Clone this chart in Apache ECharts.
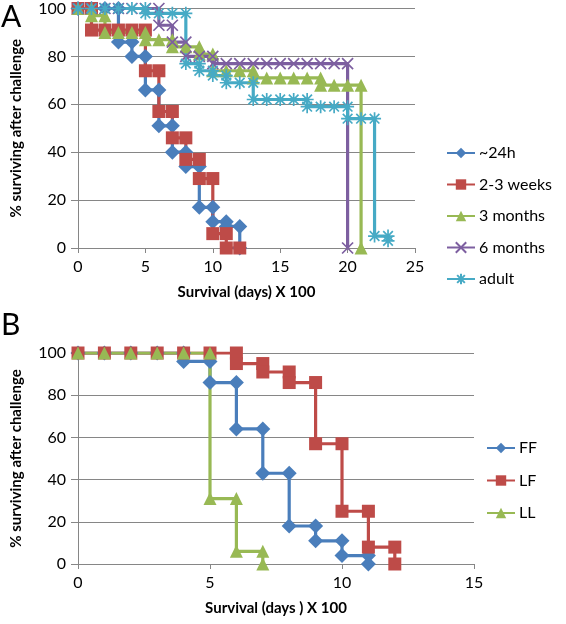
<!DOCTYPE html>
<html><head><meta charset="utf-8">
<script src="https://cdn.jsdelivr.net/npm/echarts@6/dist/echarts.min.js"></script>
<style>html,body{margin:0;padding:0;background:#fff}#c{width:566px;height:624px}</style>
</head><body><div id="c"></div>
<script>
// ---------- Panel A data (days x100, % surviving) ----------
const aNames = ['~24h', '2-3 weeks', '3 months', '6 months', 'adult'];
const aH24Days  = [0,1,2,3,3,4,4,5,5,6,6,7,7,8,8,9,9,10,10,11,11,12,12];
const aH24Surv  = [100,100,100,100,86,86,80,80,66,66,51,51,40,40,34,34,17,17,11,11,9,9,0];
const aW23Days  = [0,1,1,2,3,4,5,5,6,6,7,7,8,8,9,9,10,10,11,11,12];
const aW23Surv  = [100,100,91,91,91,91,91,74,74,57,57,46,46,37,37,29,29,6,6,0,0];
const aM3Days   = [0,1,1,2,2,3,4,5,5,6,7,7,8,9,9,10,10,11,12,13,13,14,15,16,17,18,18,19,20,21,21];
const aM3Surv   = [100,100,97,97,90,90,90,90,87,87,87,84,84,84,81,81,74,74,74,74,71,71,71,71,71,71,68,68,68,68,0];
const aM6Days   = [0,1,2,3,4,5,6,6,7,7,8,8,9,10,10,11,12,13,14,15,16,17,18,19,20,20];
const aM6Surv   = [100,100,100,100,100,100,100,93,93,86,86,80,80,80,77,77,77,77,77,77,77,77,77,77,77,0];
const aAdDays   = [0,1,2,3,4,5,5,6,7,8,8,9,9,10,10,11,11,12,13,13,14,15,16,17,17,18,19,20,20,21,22,22,23,23];
const aAdSurv   = [100,100,100,100,100,100,98,98,98,98,77,77,74,74,72,72,69,69,69,62,62,62,62,62,59,59,59,59,54,54,54,5,5,3];

// ---------- Panel B data ----------
const bNames = ['FF', 'LF', 'LL'];
const bFFDays = [0,1,2,3,4,4,5,5,6,6,7,7,8,8,9,9,10,10,11,11];
const bFFSurv = [100,100,100,100,100,96,96,86,86,64,64,43,43,18,18,11,11,4,4,0];
const bLFDays = [0,1,2,3,4,5,6,6,7,7,8,8,9,9,10,10,11,11,12,12];
const bLFSurv = [100,100,100,100,100,100,100,95,95,91,91,86,86,57,57,25,25,8,8,0];
const bLLDays = [0,1,2,3,4,5,5,6,6,7,7];
const bLLSurv = [100,100,100,100,100,100,31,31,6,6,0];

// ticks
const aXMax = 25, bXMax = 15, xStep = 5;
const yMax = 100, yStep = 20;

const pairs = (xs, ys) => xs.map((x, i) => [x, ys[i]]);

const C = {blue:'#4A7EBB', red:'#BE4B48', green:'#98B954', purple:'#7D5FA0', cyan:'#46AAC5'};
const X_PATH = 'path://M0,0L10,10M10,0L0,10';
const AST_PATH = 'path://M5,0L5,10M0,5L10,5M1.3,1.3L8.7,8.7M8.7,1.3L1.3,8.7';

function ser(name, data, color, symbol, size, gi, stroked) {
  return {
    name, type: 'line', data, xAxisIndex: gi, yAxisIndex: gi,
    symbol, symbolSize: size, showAllSymbol: true, animation: false,
    lineStyle: {color, width: 3.2},
    itemStyle: stroked ? {color: 'rgba(0,0,0,0)', borderColor: color, borderWidth: 1.7}
                       : {color, borderColor: color, borderWidth: 0},
    z: 2
  };
}

const FONT = 'Lato';
function xAx(gi, max) {
  return {
    gridIndex: gi, type: 'value', min: 0, max, interval: xStep,
    name: gi === 0 ? 'Survival (days) X 100' : 'Survival (days ) X 100',
    nameLocation: 'middle', nameGap: 37,
    nameTextStyle: {fontFamily: FONT, fontWeight: 'bold', fontSize: 15, color: '#000'},
    axisLine: {show: true, onZero: false, lineStyle: {color: '#868686', width: 1}},
    axisTick: {show: true, length: 5, lineStyle: {color: '#868686'}},
    axisLabel: {fontFamily: FONT, fontSize: 16, color: '#000', margin: 11},
    splitLine: {show: false}
  };
}
function yAx(gi) {
  return {
    gridIndex: gi, type: 'value', min: 0, max: yMax, interval: yStep,
    name: '% surviving after challenge', nameLocation: 'middle', nameGap: 54, nameRotate: 90,
    nameTextStyle: {fontFamily: FONT, fontWeight: 'bold', fontSize: 15, color: '#000'},
    axisLine: {show: true, lineStyle: {color: '#868686', width: 1}},
    axisTick: {show: true, length: 7, lineStyle: {color: '#868686'}},
    axisLabel: {fontFamily: FONT, fontSize: 16, color: '#000', margin: 12},
    splitLine: {show: true, lineStyle: {color: '#868686', width: 1}}
  };
}

const chart = echarts.init(document.getElementById('c'), null, {renderer: 'canvas'});
chart.setOption({
  backgroundColor: '#fff',
  animation: false,
  grid: [
    {left: 78, top: 8.5, width: 337, height: 239.5},
    {left: 78, top: 353, width: 396, height: 211}
  ],
  xAxis: [xAx(0, aXMax), xAx(1, bXMax)],
  yAxis: [yAx(0), yAx(1)],
  legend: [
    {data: aNames, orient: 'vertical', left: 446, top: 145, itemGap: 15.5, itemWidth: 28, itemHeight: 13,
     padding: 0, textStyle: {fontFamily: FONT, fontSize: 16, color: '#000', padding: [0, 0, 0, -1]}},
    {data: bNames, orient: 'vertical', left: 486, top: 440, itemGap: 16.5, itemWidth: 28, itemHeight: 13,
     padding: 0, textStyle: {fontFamily: FONT, fontSize: 16, color: '#000', padding: [0, 0, 0, -1]}}
  ],
  graphic: [
    {type: 'text', left: 1, top: 2, style: {text: 'A', font: '30px ' + FONT, fill: '#000'}},
    {type: 'text', left: 1, top: 310, style: {text: 'B', font: '30px ' + FONT, fill: '#000'}}
  ],
  series: [
    ser(aNames[0], pairs(aH24Days, aH24Surv), C.blue, 'diamond', 15, 0),
    ser(aNames[1], pairs(aW23Days, aW23Surv), C.red, 'rect', 13, 0),
    ser(aNames[2], pairs(aM3Days, aM3Surv), C.green, 'triangle', 13, 0),
    ser(aNames[3], pairs(aM6Days, aM6Surv), C.purple, X_PATH, 11, 0, true),
    ser(aNames[4], pairs(aAdDays, aAdSurv), C.cyan, AST_PATH, 13, 0, true),
    ser(bNames[0], pairs(bFFDays, bFFSurv), C.blue, 'diamond', 15, 1),
    ser(bNames[1], pairs(bLFDays, bLFSurv), C.red, 'rect', 13, 1),
    ser(bNames[2], pairs(bLLDays, bLLSurv), C.green, 'triangle', 13, 1)
  ]
});
</script></body></html>
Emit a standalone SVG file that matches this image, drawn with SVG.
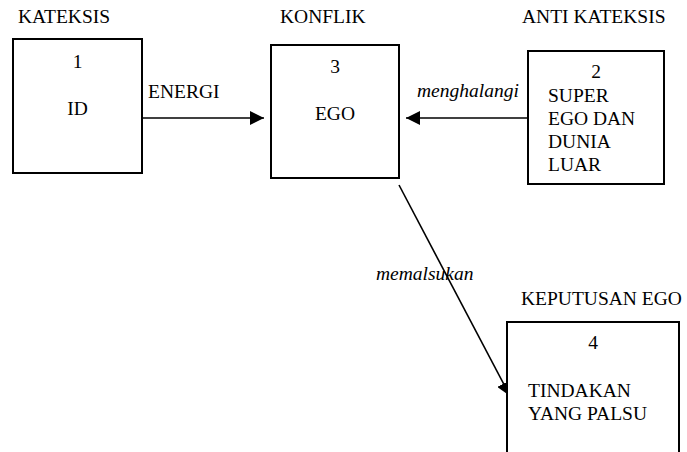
____________________
• [Instructions for the task]: Pictures in the records above are left out; print everything else exactly as written.

• [Solution]:
Clone this chart in Apache ECharts.
<!DOCTYPE html>
<html><head><meta charset="utf-8">
<script src="https://cdn.jsdelivr.net/npm/echarts@6/dist/echarts.min.js"></script>
<style>html,body{margin:0;padding:0;background:#fff}#c{width:566px;height:624px}</style>
</head><body><div id="c"></div>
<script>
// ---------- Panel A data (days x100, % surviving) ----------
const aNames = ['~24h', '2-3 weeks', '3 months', '6 months', 'adult'];
const aH24Days  = [0,1,2,3,3,4,4,5,5,6,6,7,7,8,8,9,9,10,10,11,11,12,12];
const aH24Surv  = [100,100,100,100,86,86,80,80,66,66,51,51,40,40,34,34,17,17,11,11,9,9,0];
const aW23Days  = [0,1,1,2,3,4,5,5,6,6,7,7,8,8,9,9,10,10,11,11,12];
const aW23Surv  = [100,100,91,91,91,91,91,74,74,57,57,46,46,37,37,29,29,6,6,0,0];
const aM3Days   = [0,1,1,2,2,3,4,5,5,6,7,7,8,9,9,10,10,11,12,13,13,14,15,16,17,18,18,19,20,21,21];
const aM3Surv   = [100,100,97,97,90,90,90,90,87,87,87,84,84,84,81,81,74,74,74,74,71,71,71,71,71,71,68,68,68,68,0];
const aM6Days   = [0,1,2,3,4,5,6,6,7,7,8,8,9,10,10,11,12,13,14,15,16,17,18,19,20,20];
const aM6Surv   = [100,100,100,100,100,100,100,93,93,86,86,80,80,80,77,77,77,77,77,77,77,77,77,77,77,0];
const aAdDays   = [0,1,2,3,4,5,5,6,7,8,8,9,9,10,10,11,11,12,13,13,14,15,16,17,17,18,19,20,20,21,22,22,23,23];
const aAdSurv   = [100,100,100,100,100,100,98,98,98,98,77,77,74,74,72,72,69,69,69,62,62,62,62,62,59,59,59,59,54,54,54,5,5,3];

// ---------- Panel B data ----------
const bNames = ['FF', 'LF', 'LL'];
const bFFDays = [0,1,2,3,4,4,5,5,6,6,7,7,8,8,9,9,10,10,11,11];
const bFFSurv = [100,100,100,100,100,96,96,86,86,64,64,43,43,18,18,11,11,4,4,0];
const bLFDays = [0,1,2,3,4,5,6,6,7,7,8,8,9,9,10,10,11,11,12,12];
const bLFSurv = [100,100,100,100,100,100,100,95,95,91,91,86,86,57,57,25,25,8,8,0];
const bLLDays = [0,1,2,3,4,5,5,6,6,7,7];
const bLLSurv = [100,100,100,100,100,100,31,31,6,6,0];

// ticks
const aXMax = 25, bXMax = 15, xStep = 5;
const yMax = 100, yStep = 20;

const pairs = (xs, ys) => xs.map((x, i) => [x, ys[i]]);

const C = {blue:'#4A7EBB', red:'#BE4B48', green:'#98B954', purple:'#7D5FA0', cyan:'#46AAC5'};
const X_PATH = 'path://M0,0L10,10M10,0L0,10';
const AST_PATH = 'path://M5,0L5,10M0,5L10,5M1.3,1.3L8.7,8.7M8.7,1.3L1.3,8.7';

function ser(name, data, color, symbol, size, gi, stroked) {
  return {
    name, type: 'line', data, xAxisIndex: gi, yAxisIndex: gi,
    symbol, symbolSize: size, showAllSymbol: true, animation: false,
    lineStyle: {color, width: 3.2},
    itemStyle: stroked ? {color: 'rgba(0,0,0,0)', borderColor: color, borderWidth: 1.7}
                       : {color, borderColor: color, borderWidth: 0},
    z: 2
  };
}

const FONT = 'Lato';
function xAx(gi, max) {
  return {
    gridIndex: gi, type: 'value', min: 0, max, interval: xStep,
    name: gi === 0 ? 'Survival (days) X 100' : 'Survival (days ) X 100',
    nameLocation: 'middle', nameGap: 37,
    nameTextStyle: {fontFamily: FONT, fontWeight: 'bold', fontSize: 15, color: '#000'},
    axisLine: {show: true, onZero: false, lineStyle: {color: '#868686', width: 1}},
    axisTick: {show: true, length: 5, lineStyle: {color: '#868686'}},
    axisLabel: {fontFamily: FONT, fontSize: 16, color: '#000', margin: 11},
    splitLine: {show: false}
  };
}
function yAx(gi) {
  return {
    gridIndex: gi, type: 'value', min: 0, max: yMax, interval: yStep,
    name: '% surviving after challenge', nameLocation: 'middle', nameGap: 54, nameRotate: 90,
    nameTextStyle: {fontFamily: FONT, fontWeight: 'bold', fontSize: 15, color: '#000'},
    axisLine: {show: true, lineStyle: {color: '#868686', width: 1}},
    axisTick: {show: true, length: 7, lineStyle: {color: '#868686'}},
    axisLabel: {fontFamily: FONT, fontSize: 16, color: '#000', margin: 12},
    splitLine: {show: true, lineStyle: {color: '#868686', width: 1}}
  };
}

const chart = echarts.init(document.getElementById('c'), null, {renderer: 'canvas'});
chart.setOption({
  backgroundColor: '#fff',
  animation: false,
  grid: [
    {left: 78, top: 8.5, width: 337, height: 239.5},
    {left: 78, top: 353, width: 396, height: 211}
  ],
  xAxis: [xAx(0, aXMax), xAx(1, bXMax)],
  yAxis: [yAx(0), yAx(1)],
  legend: [
    {data: aNames, orient: 'vertical', left: 446, top: 145, itemGap: 15.5, itemWidth: 28, itemHeight: 13,
     padding: 0, textStyle: {fontFamily: FONT, fontSize: 16, color: '#000', padding: [0, 0, 0, -1]}},
    {data: bNames, orient: 'vertical', left: 486, top: 440, itemGap: 16.5, itemWidth: 28, itemHeight: 13,
     padding: 0, textStyle: {fontFamily: FONT, fontSize: 16, color: '#000', padding: [0, 0, 0, -1]}}
  ],
  graphic: [
    {type: 'text', left: 1, top: 2, style: {text: 'A', font: '30px ' + FONT, fill: '#000'}},
    {type: 'text', left: 1, top: 310, style: {text: 'B', font: '30px ' + FONT, fill: '#000'}}
  ],
  series: [
    ser(aNames[0], pairs(aH24Days, aH24Surv), C.blue, 'diamond', 15, 0),
    ser(aNames[1], pairs(aW23Days, aW23Surv), C.red, 'rect', 13, 0),
    ser(aNames[2], pairs(aM3Days, aM3Surv), C.green, 'triangle', 13, 0),
    ser(aNames[3], pairs(aM6Days, aM6Surv), C.purple, X_PATH, 11, 0, true),
    ser(aNames[4], pairs(aAdDays, aAdSurv), C.cyan, AST_PATH, 13, 0, true),
    ser(bNames[0], pairs(bFFDays, bFFSurv), C.blue, 'diamond', 15, 1),
    ser(bNames[1], pairs(bLFDays, bLFSurv), C.red, 'rect', 13, 1),
    ser(bNames[2], pairs(bLLDays, bLLSurv), C.green, 'triangle', 13, 1)
  ]
});
</script></body></html>
Emit a standalone SVG file that matches this image, drawn with SVG.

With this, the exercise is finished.